Well, I think probably the biggest brands. Fashion has become a very formulaic world. As it has become a very big business, almost by definition it has become harder for certain kinds of companies to take risks. But it's curious, one of the very first designers that I met, when I was still starting and trying to figure out what my place in fashion might be - and I was looking at my notes the other day, it was actually ten years ago, March of 2005, that I met him, he said "In fashion there's no right way or template to do something, you just have to go and do it". I think this is an industry where, it might not be that everything goes the way you want it to go at first, but if you work hard, you can learn and start to figure out how to make something that works. And that was very much my case; my first foray into fashion was a start-up that lasted eight months. It didn't work out, but that was such a great learning experience for me. So if that risk-taking, entrepreneurial approach were something that could be understood by bigger companies, I feel like we would see a lot more advancement in fashion, say with regards to technology, or with regards to other markets.

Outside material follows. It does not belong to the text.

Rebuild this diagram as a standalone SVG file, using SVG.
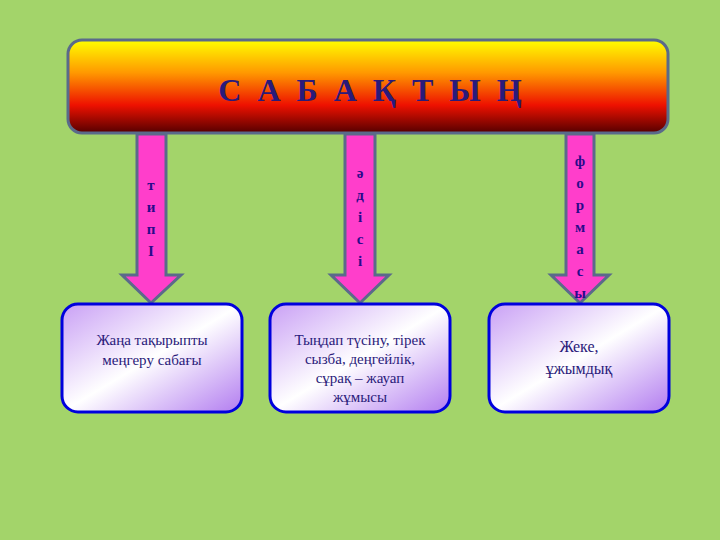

It's interesting that an industry that's built on change, and newness, and innovation, sometimes is such a risk-averse one. People are so stuck into old models of doing things, but we need to break out of these models and start thinking about how the world is changing, around us, rapidly. We can't stick our heads in the sand and pretend the change isn't happening; it's happening now. And that requires nimbleness, flexibility and a willingness to try new things.
Even if they might worry that they have more to lose.
Well, obviously the hardest thing for a big company to do is to put its core business at stake. But what happens over time if you don't try new things is that you just become slowly obsolete. If you don't somehow inject innovation into your business, especially in an industry like fashion, especially at a time like the one we're living in now, it's very likely that you'll become irrelevant.